======== Information supplied ========

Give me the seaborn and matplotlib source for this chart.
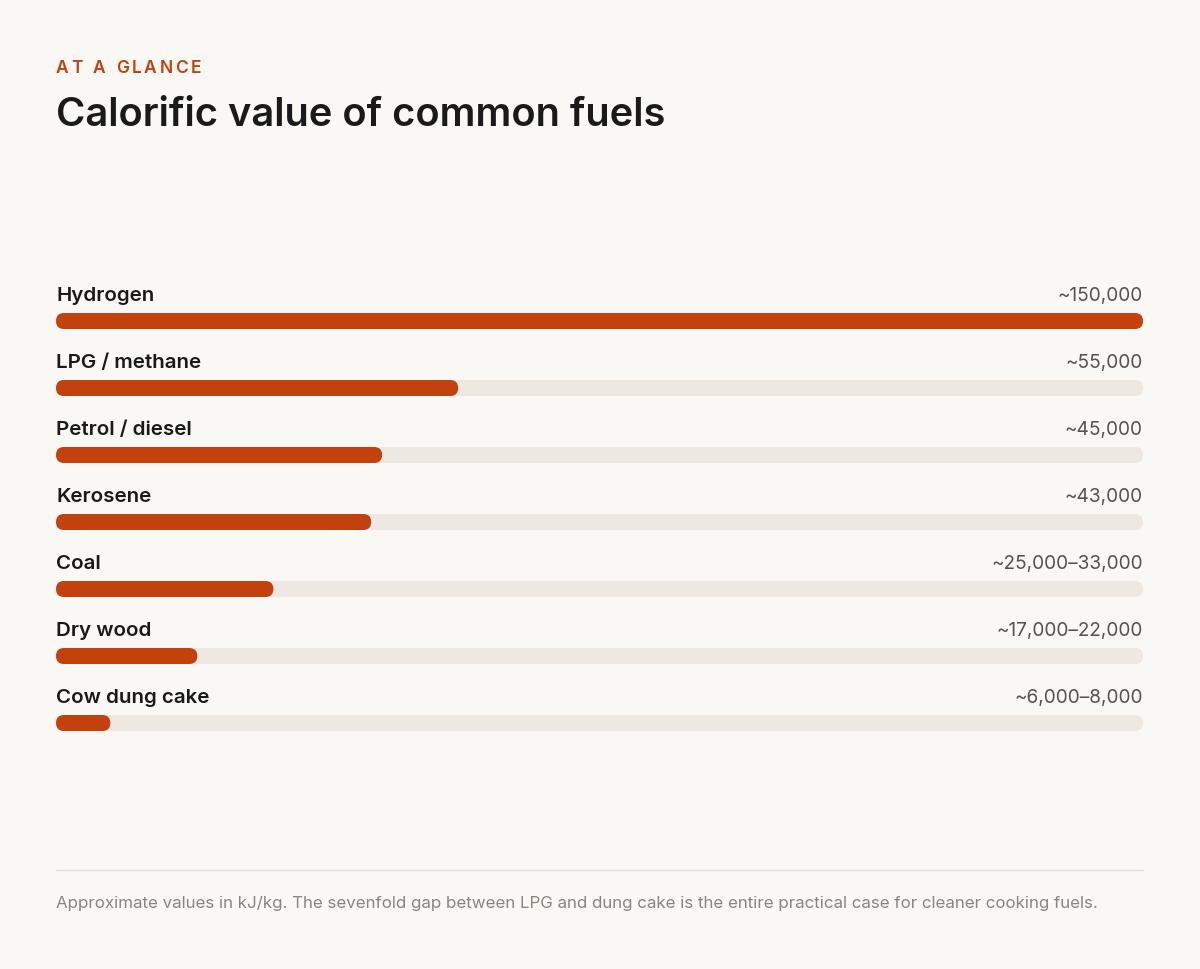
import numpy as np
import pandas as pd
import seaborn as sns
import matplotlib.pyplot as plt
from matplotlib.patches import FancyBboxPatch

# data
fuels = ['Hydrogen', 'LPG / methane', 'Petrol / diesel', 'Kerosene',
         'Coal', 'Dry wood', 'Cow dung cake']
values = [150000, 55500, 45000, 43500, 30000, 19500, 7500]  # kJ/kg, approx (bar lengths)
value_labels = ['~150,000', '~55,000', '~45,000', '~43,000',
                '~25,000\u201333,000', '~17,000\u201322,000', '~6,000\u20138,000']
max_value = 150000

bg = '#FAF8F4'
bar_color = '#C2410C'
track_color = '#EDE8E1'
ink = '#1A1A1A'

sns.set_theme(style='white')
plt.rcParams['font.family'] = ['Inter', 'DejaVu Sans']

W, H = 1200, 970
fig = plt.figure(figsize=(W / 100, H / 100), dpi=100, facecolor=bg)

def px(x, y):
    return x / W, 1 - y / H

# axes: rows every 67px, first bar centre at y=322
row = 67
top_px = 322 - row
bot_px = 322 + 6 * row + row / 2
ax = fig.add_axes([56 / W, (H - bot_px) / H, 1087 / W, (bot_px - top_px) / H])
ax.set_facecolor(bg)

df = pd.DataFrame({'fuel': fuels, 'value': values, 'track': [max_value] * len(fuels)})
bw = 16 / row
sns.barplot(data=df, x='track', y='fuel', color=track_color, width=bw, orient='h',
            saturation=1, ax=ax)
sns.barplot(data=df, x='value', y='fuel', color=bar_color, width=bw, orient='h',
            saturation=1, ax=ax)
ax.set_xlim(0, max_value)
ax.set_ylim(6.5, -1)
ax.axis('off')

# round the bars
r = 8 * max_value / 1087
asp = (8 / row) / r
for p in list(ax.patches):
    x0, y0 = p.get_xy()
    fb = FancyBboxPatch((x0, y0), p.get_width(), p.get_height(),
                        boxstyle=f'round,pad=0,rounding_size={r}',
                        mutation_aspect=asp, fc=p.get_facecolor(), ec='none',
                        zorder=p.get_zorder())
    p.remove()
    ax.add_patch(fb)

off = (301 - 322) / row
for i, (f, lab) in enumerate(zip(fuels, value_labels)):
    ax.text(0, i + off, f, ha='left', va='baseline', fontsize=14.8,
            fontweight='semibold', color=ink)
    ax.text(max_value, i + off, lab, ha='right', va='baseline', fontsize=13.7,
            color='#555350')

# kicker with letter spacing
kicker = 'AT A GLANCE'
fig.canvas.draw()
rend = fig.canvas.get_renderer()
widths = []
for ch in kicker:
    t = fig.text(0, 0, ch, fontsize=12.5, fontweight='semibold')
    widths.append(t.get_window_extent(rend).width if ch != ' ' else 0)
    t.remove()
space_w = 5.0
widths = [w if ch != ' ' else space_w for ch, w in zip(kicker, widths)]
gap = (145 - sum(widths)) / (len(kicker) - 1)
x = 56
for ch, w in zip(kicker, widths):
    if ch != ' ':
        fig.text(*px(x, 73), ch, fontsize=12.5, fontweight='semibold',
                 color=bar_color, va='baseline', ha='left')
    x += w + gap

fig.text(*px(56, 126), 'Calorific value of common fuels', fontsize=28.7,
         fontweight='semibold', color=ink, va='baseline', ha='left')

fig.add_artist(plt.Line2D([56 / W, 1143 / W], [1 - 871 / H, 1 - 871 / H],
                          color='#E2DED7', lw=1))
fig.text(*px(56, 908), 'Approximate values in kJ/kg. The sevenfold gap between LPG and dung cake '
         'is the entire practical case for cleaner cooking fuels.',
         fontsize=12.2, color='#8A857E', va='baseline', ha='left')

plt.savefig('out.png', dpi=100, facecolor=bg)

========

Your task:
Set the lines above down again, word for word, from the first through the one containing "color='#555350')"; pictures excluded.

Problem solution:
Give me the seaborn and matplotlib source for this chart.
import numpy as np
import pandas as pd
import seaborn as sns
import matplotlib.pyplot as plt
from matplotlib.patches import FancyBboxPatch

# data
fuels = ['Hydrogen', 'LPG / methane', 'Petrol / diesel', 'Kerosene',
         'Coal', 'Dry wood', 'Cow dung cake']
values = [150000, 55500, 45000, 43500, 30000, 19500, 7500]  # kJ/kg, approx (bar lengths)
value_labels = ['~150,000', '~55,000', '~45,000', '~43,000',
                '~25,000\u201333,000', '~17,000\u201322,000', '~6,000\u20138,000']
max_value = 150000

bg = '#FAF8F4'
bar_color = '#C2410C'
track_color = '#EDE8E1'
ink = '#1A1A1A'

sns.set_theme(style='white')
plt.rcParams['font.family'] = ['Inter', 'DejaVu Sans']

W, H = 1200, 970
fig = plt.figure(figsize=(W / 100, H / 100), dpi=100, facecolor=bg)

def px(x, y):
    return x / W, 1 - y / H

# axes: rows every 67px, first bar centre at y=322
row = 67
top_px = 322 - row
bot_px = 322 + 6 * row + row / 2
ax = fig.add_axes([56 / W, (H - bot_px) / H, 1087 / W, (bot_px - top_px) / H])
ax.set_facecolor(bg)

df = pd.DataFrame({'fuel': fuels, 'value': values, 'track': [max_value] * len(fuels)})
bw = 16 / row
sns.barplot(data=df, x='track', y='fuel', color=track_color, width=bw, orient='h',
            saturation=1, ax=ax)
sns.barplot(data=df, x='value', y='fuel', color=bar_color, width=bw, orient='h',
            saturation=1, ax=ax)
ax.set_xlim(0, max_value)
ax.set_ylim(6.5, -1)
ax.axis('off')

# round the bars
r = 8 * max_value / 1087
asp = (8 / row) / r
for p in list(ax.patches):
    x0, y0 = p.get_xy()
    fb = FancyBboxPatch((x0, y0), p.get_width(), p.get_height(),
                        boxstyle=f'round,pad=0,rounding_size={r}',
                        mutation_aspect=asp, fc=p.get_facecolor(), ec='none',
                        zorder=p.get_zorder())
    p.remove()
    ax.add_patch(fb)

off = (301 - 322) / row
for i, (f, lab) in enumerate(zip(fuels, value_labels)):
    ax.text(0, i + off, f, ha='left', va='baseline', fontsize=14.8,
            fontweight='semibold', color=ink)
    ax.text(max_value, i + off, lab, ha='right', va='baseline', fontsize=13.7,
            color='#555350')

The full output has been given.